Красный — это наш земной жизненный материал; мы сплошь и рядом окружены им. Оттого красный цвет близок нам — столь близок, что между ним и нами нет ни малейшего зазора для мысли. Это цвет чистого присутствия; под его знаком мы понимаем друг друга без звуков.

Но в то же время ради нашего блага на этот цвет наложены крепкие печати. Мы его горячо приветствуем и так же стремительно отшатываемся от него; он заставляет сердце биться чаще, но в то же время и боязливее. Иначе мир выглядел бы также, как комната Синей Бороды, и, как арена хаотичных столкновений, был бы озарён бликами разгорающихся пожаров. От этого нас берегут хранящие и направляющие силы — княжеский пурпур и чистое пламя очага весталок.

Эта бережливость, ведущая к славе, требует в качестве своего дополнения принцип высшего законодательного духа, которому подчинён синий цвет. В этом цвете обозначаются два крыла духа: удивительное и ничто. Синий цвет — зеркало таинственных глубин и бесконечных далей.

Так, синий известен нам прежде всего как цвет неба. Более бледный и холодный, часто соприкасаясь с серым или даже с зеленым, он вызывает в нашей груди чувство пустого и безграничного пространства. Лишь вблизи тропиков излучается вечно ясная атлантическая синева, которую поистине можно сравнивать с шатром. Но по ту сторону земной дымки небесный свод светится своим глубочайшим, стремящимся к черному сиянием, и, возможно, именно там явственно открывается взгляду мощная власть ничто. Звезды плавают по нему, как плавает в маточном растворе кристалл.

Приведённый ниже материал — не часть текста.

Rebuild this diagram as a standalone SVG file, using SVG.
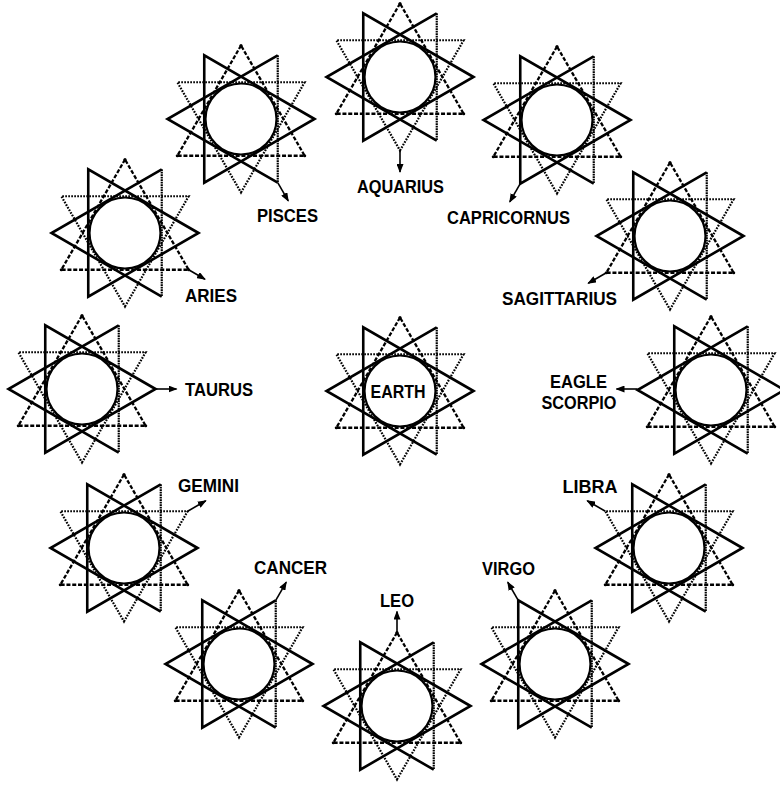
<svg xmlns="http://www.w3.org/2000/svg" xmlns:xlink="http://www.w3.org/1999/xlink" width="780" height="787" viewBox="0 0 780 787">
<style>
.bg{fill:#fff}
.solid{fill:none;stroke:#000;stroke-width:2.6;stroke-linejoin:miter}
.rv{fill:none;stroke:#000;stroke-width:2.2;stroke-dasharray:1.6 0.9}
.dash{fill:none;stroke:#000;stroke-width:2.3;stroke-dasharray:4 1.8;stroke-linejoin:round}
.dot{fill:none;stroke:#000;stroke-width:2.2;stroke-dasharray:1.7 1.3}
.ring{fill:#fff;stroke:#000;stroke-width:2.2}
.lbl{font-family:"Liberation Sans",Arial,sans-serif;font-weight:bold;font-size:18px;fill:#000}
.arr{stroke:#000;stroke-width:1.6;fill:none}
</style>
<defs>
<marker id="ah" markerUnits="userSpaceOnUse" markerWidth="9" markerHeight="7" refX="8" refY="3.5" orient="auto">
<path d="M0,0 L9,3.5 L0,7 z" fill="#000"/>
</marker>
<g id="fig">
<circle class="ring" cx="0" cy="0" r="35.5"/>
<polygon class="dash" points="0,-73.5 -63.65,36.75 63.65,36.75"/>
<polygon class="dot" points="0,73.5 63.65,-36.75 -63.65,-36.75"/>
<polygon class="solid" points="73.5,0 -36.75,-63.65 -36.75,63.65"/>
<polyline class="solid" points="36.75,63.65 -73.5,0 36.75,-63.65"/>
<line class="rv" x1="36.75" y1="-63.65" x2="36.75" y2="63.65"/>
<circle cx="0" cy="-73.5" r="1.6"/>
<circle cx="-63.65" cy="36.75" r="1.6"/>
<circle cx="63.65" cy="36.75" r="1.6"/>
</g>
</defs>
<rect class="bg" x="0" y="0" width="780" height="787"/>

<g id="earth">
<use xlink:href="#fig" href="#fig" x="400" y="391"/>
<text class="lbl" x="398" y="398" text-anchor="middle" textLength="55" lengthAdjust="spacingAndGlyphs">EARTH</text>
</g>
<g id="aquarius">
<use xlink:href="#fig" href="#fig" x="400" y="77"/>
<text class="lbl" x="400.5" y="193" text-anchor="middle" textLength="87" lengthAdjust="spacingAndGlyphs">AQUARIUS</text>
</g>
<g id="capricornus">
<use xlink:href="#fig" href="#fig" x="557" y="120"/>
<text class="lbl" x="508.5" y="224" text-anchor="middle" textLength="123" lengthAdjust="spacingAndGlyphs">CAPRICORNUS</text>
</g>
<g id="sagittarius">
<use xlink:href="#fig" href="#fig" x="670" y="236"/>
<text class="lbl" x="559.5" y="305" text-anchor="middle" textLength="115" lengthAdjust="spacingAndGlyphs">SAGITTARIUS</text>
</g>
<g id="eagle-scorpio">
<use xlink:href="#fig" href="#fig" x="711" y="390"/>
<text class="lbl" x="578.5" y="388" text-anchor="middle" textLength="57" lengthAdjust="spacingAndGlyphs">EAGLE</text>
<text class="lbl" x="579" y="409" text-anchor="middle" textLength="75" lengthAdjust="spacingAndGlyphs">SCORPIO</text>
</g>
<g id="libra">
<use xlink:href="#fig" href="#fig" x="669" y="548"/>
<text class="lbl" x="590" y="493" text-anchor="middle" textLength="55" lengthAdjust="spacingAndGlyphs">LIBRA</text>
</g>
<g id="virgo">
<use xlink:href="#fig" href="#fig" x="555" y="664"/>
<text class="lbl" x="508.5" y="575" text-anchor="middle" textLength="53" lengthAdjust="spacingAndGlyphs">VIRGO</text>
</g>
<g id="leo">
<use xlink:href="#fig" href="#fig" x="397" y="706"/>
<text class="lbl" x="397" y="607" text-anchor="middle" textLength="34" lengthAdjust="spacingAndGlyphs">LEO</text>
</g>
<g id="cancer">
<use xlink:href="#fig" href="#fig" x="239" y="664"/>
<text class="lbl" x="290.5" y="574" text-anchor="middle" textLength="73" lengthAdjust="spacingAndGlyphs">CANCER</text>
</g>
<g id="gemini">
<use xlink:href="#fig" href="#fig" x="124" y="548"/>
<text class="lbl" x="208.5" y="492" text-anchor="middle" textLength="61" lengthAdjust="spacingAndGlyphs">GEMINI</text>
</g>
<g id="taurus">
<use xlink:href="#fig" href="#fig" x="82" y="389"/>
<text class="lbl" x="185" y="396" textLength="68" lengthAdjust="spacingAndGlyphs">TAURUS</text>
</g>
<g id="aries">
<use xlink:href="#fig" href="#fig" x="125" y="233"/>
<text class="lbl" x="211" y="302" text-anchor="middle" textLength="52" lengthAdjust="spacingAndGlyphs">ARIES</text>
</g>
<g id="pisces">
<use xlink:href="#fig" href="#fig" x="241" y="119"/>
<text class="lbl" x="287.5" y="222" text-anchor="middle" textLength="61" lengthAdjust="spacingAndGlyphs">PISCES</text>
</g>

<g id="connectors">
<line class="arr" marker-end="url(#ah)" x1="400" y1="150.5" x2="400" y2="172"/>
<line class="arr" marker-end="url(#ah)" x1="520.25" y1="183.65" x2="509.75" y2="201.8"/>
<line class="arr" marker-end="url(#ah)" x1="606.35" y1="272.75" x2="588.2" y2="283.25"/>
<line class="arr" marker-end="url(#ah)" x1="637.5" y1="389" x2="616.5" y2="389"/>
<line class="arr" marker-end="url(#ah)" x1="605.35" y1="511.25" x2="587.2" y2="500.75"/>
<line class="arr" marker-end="url(#ah)" x1="518.25" y1="600.35" x2="507.75" y2="582.2"/>
<line class="arr" marker-end="url(#ah)" x1="397" y1="632.5" x2="397" y2="611.5"/>
<line class="arr" marker-end="url(#ah)" x1="275.75" y1="600.35" x2="286.25" y2="582.2"/>
<line class="arr" marker-end="url(#ah)" x1="187.65" y1="511.25" x2="205.8" y2="500.75"/>
<line class="arr" marker-end="url(#ah)" x1="155.5" y1="389" x2="176.5" y2="389"/>
<line class="arr" marker-end="url(#ah)" x1="188.65" y1="269.75" x2="205" y2="279.2"/>
<line class="arr" marker-end="url(#ah)" x1="277.75" y1="182.65" x2="288.25" y2="200.8"/>
</g>
</svg>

Глубокие моря улавливают этот цвет и разнообразно отражают его — от матового кобальта до светлой лазури. Есть морские дали, что сияют как темный шёлк или сапфир, есть кристально ясные поверхности над светящимся дном, а у скал — водовороты, где из пучины цвета чашечек и зениц вырываются струи, чудесно разливаясь вширь. Всякий, кто любит море, помнит моменты оцепенения и следующие за ними моменты ясной духовной радости при виде такого зрелища. Не вода и не бесконечность воды вызывает эту радость, а ее божественная нептуническая сила, живущая даже в самой малой волне.

Синий — это цвет пограничных мест и пределов, недоступных для жизни, например, дымки, которая растворяется в ничто, вечного снега и самого центра пламени. Подобным же образом он проникает в тени, сумерки и далекие линии горизонтов. Он приближается к покоящемуся и убегает от подвижного.

Когда появляется красный цвет, мы ощущаем приближение и ускорение отношений; синее, напротив, вызывает чувство удаления и промедления. Сад с синими цветами поэтому наиболее благотворно влияет на наши глаза. Комната с синими стенами представляется нам больше, спокойнее, но и холоднее. Синий цвет имеет целительную для сердца силу. Народная мудрость связывает его со всеми странными, ненастоящими, хмельными состояниями, в особенности, если это лазоревый цвет; затем он опять-таки выступает как символ таинственного, верного и постоянного. В самом деле, синий в противоположность поляризующему красному является цветом, наиболее подходящим для человеческих союзов, универсальным цветом как таковым. Подобным же образом он указывает на духовную жизнь и особенно в фиолетовых оттенках на бесплодность плоти.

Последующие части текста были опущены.